Data rows >>
## begin
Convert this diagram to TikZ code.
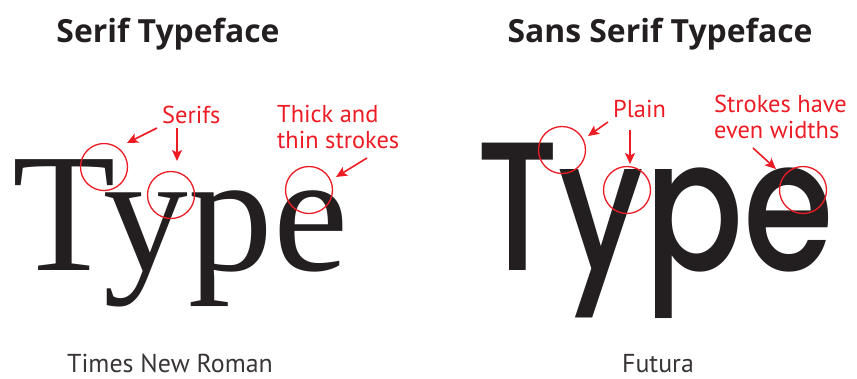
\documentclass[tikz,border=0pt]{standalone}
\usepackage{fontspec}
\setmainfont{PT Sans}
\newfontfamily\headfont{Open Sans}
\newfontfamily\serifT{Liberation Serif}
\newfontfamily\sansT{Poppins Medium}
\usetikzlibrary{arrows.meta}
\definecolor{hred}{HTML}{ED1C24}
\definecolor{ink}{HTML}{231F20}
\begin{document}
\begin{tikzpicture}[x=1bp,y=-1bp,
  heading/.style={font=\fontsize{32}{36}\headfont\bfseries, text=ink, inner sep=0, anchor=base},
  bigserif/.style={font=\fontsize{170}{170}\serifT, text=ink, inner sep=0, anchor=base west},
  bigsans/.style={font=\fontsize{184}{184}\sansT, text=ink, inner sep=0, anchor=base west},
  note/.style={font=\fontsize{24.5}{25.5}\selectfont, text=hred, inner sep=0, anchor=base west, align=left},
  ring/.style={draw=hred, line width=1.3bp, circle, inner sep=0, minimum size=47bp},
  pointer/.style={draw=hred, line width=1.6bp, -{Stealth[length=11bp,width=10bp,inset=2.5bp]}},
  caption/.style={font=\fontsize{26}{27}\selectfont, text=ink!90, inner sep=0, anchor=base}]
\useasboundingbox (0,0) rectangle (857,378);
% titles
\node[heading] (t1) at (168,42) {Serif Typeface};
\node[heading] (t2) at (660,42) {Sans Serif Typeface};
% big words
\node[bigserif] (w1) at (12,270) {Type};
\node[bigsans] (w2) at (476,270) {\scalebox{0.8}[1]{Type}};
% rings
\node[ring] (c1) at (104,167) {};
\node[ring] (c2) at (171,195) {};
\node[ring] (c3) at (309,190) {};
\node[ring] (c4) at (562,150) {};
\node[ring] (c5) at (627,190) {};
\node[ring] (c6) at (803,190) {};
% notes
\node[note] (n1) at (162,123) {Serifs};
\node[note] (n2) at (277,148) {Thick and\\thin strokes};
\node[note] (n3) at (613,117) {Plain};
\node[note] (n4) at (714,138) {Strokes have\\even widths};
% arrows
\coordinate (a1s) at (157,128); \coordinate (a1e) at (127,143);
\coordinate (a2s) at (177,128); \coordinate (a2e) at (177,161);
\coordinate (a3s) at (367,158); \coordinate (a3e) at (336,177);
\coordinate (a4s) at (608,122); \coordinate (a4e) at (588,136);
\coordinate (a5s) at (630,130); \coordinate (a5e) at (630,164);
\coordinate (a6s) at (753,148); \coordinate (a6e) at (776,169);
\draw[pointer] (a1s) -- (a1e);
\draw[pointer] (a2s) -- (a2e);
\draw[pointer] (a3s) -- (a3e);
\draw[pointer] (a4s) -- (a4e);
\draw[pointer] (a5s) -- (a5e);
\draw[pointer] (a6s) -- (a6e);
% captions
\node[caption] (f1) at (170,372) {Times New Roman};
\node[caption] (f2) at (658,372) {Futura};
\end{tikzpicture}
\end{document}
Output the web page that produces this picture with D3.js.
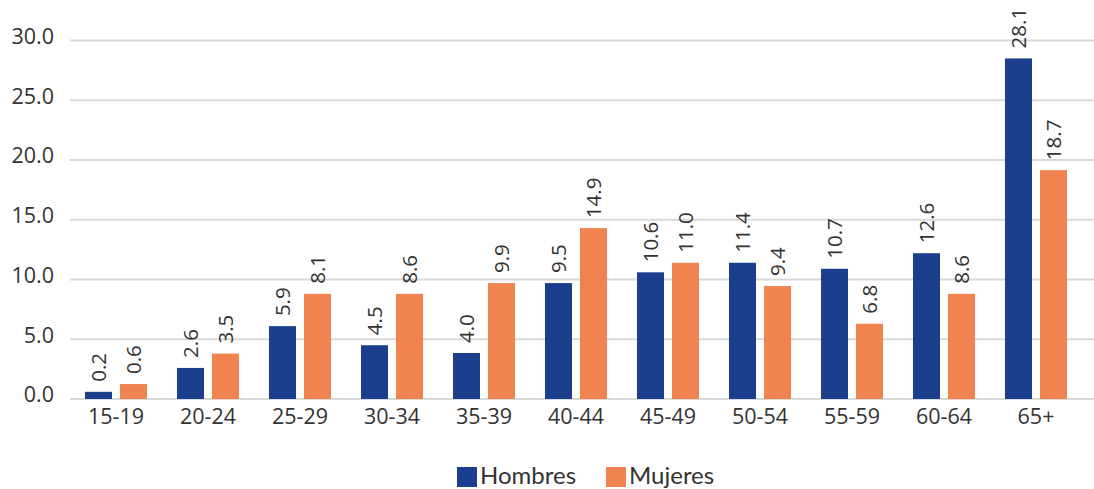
## end
## begin
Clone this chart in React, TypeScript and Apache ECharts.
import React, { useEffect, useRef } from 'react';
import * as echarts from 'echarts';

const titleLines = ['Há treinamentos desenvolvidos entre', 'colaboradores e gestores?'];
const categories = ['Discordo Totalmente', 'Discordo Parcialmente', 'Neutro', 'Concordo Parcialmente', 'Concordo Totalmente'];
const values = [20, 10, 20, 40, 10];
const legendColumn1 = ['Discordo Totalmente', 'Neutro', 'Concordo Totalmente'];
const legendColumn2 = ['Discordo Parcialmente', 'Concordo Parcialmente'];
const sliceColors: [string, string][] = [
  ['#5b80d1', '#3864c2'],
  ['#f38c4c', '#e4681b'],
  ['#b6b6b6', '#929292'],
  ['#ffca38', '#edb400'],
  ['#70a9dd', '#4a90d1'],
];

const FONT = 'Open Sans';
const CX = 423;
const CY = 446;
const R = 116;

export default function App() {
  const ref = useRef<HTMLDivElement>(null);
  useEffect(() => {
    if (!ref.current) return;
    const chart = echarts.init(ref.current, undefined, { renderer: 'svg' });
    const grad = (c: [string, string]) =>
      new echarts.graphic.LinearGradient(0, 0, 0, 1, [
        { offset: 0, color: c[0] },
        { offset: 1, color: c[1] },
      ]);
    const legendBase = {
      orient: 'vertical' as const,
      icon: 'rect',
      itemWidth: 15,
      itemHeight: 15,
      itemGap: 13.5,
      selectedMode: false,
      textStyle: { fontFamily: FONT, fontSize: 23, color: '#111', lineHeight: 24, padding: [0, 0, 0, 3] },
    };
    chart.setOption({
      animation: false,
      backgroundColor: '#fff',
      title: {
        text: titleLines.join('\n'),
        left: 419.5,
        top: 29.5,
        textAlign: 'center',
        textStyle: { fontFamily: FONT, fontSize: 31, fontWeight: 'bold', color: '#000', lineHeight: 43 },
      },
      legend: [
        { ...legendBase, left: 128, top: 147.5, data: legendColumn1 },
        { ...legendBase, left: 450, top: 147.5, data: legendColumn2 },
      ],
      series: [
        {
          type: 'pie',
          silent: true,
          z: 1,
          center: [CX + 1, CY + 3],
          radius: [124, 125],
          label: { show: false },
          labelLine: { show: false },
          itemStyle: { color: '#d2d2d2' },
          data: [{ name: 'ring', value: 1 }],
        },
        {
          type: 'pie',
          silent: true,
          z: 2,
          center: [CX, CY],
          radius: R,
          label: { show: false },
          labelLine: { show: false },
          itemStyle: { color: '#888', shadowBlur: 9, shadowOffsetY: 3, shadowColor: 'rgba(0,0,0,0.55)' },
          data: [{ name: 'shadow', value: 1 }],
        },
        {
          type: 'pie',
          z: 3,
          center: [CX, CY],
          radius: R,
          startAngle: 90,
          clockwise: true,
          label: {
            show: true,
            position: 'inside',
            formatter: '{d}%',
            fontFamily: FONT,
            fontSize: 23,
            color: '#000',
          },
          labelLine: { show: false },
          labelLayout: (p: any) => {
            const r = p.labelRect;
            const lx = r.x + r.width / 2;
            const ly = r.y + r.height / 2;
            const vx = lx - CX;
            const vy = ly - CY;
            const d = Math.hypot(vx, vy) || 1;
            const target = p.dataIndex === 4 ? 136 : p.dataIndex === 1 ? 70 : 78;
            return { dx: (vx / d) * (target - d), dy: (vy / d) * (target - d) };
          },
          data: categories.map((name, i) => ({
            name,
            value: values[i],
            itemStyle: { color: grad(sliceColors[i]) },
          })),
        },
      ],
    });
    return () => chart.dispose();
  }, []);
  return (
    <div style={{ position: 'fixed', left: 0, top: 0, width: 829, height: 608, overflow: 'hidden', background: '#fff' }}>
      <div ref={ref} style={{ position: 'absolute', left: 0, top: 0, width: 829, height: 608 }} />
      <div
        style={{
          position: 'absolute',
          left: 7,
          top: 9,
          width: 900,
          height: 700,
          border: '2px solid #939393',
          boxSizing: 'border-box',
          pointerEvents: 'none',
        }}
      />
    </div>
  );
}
## end
## begin
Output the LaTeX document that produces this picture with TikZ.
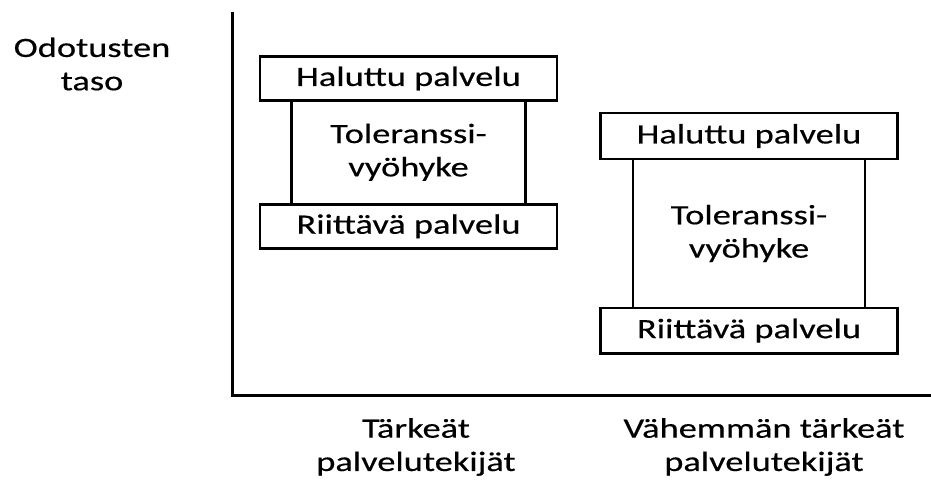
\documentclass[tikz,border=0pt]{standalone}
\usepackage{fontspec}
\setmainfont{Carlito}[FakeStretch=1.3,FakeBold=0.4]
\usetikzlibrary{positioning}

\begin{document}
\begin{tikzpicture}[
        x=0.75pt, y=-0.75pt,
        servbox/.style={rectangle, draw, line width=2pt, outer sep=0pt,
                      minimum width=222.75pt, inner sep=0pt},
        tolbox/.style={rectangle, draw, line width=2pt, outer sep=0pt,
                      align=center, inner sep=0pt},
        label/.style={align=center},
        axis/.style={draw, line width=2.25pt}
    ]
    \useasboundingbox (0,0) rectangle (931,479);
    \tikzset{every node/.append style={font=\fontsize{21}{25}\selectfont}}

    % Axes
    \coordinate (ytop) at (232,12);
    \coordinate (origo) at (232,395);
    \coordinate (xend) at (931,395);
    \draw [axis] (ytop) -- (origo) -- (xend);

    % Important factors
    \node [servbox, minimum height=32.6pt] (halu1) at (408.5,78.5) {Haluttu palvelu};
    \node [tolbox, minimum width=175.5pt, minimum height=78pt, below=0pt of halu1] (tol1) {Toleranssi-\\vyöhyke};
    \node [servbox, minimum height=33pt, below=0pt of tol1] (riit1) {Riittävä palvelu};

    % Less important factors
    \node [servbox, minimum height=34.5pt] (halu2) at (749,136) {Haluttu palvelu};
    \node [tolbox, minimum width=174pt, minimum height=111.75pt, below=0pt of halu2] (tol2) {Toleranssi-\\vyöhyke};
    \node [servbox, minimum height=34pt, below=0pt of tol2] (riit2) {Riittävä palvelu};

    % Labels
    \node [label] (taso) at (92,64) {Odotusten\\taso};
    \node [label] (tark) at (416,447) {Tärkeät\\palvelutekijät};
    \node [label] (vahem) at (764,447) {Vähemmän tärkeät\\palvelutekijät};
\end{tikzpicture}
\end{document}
## end
Report how many lines above hold the string "that", giving nothing but the number.

2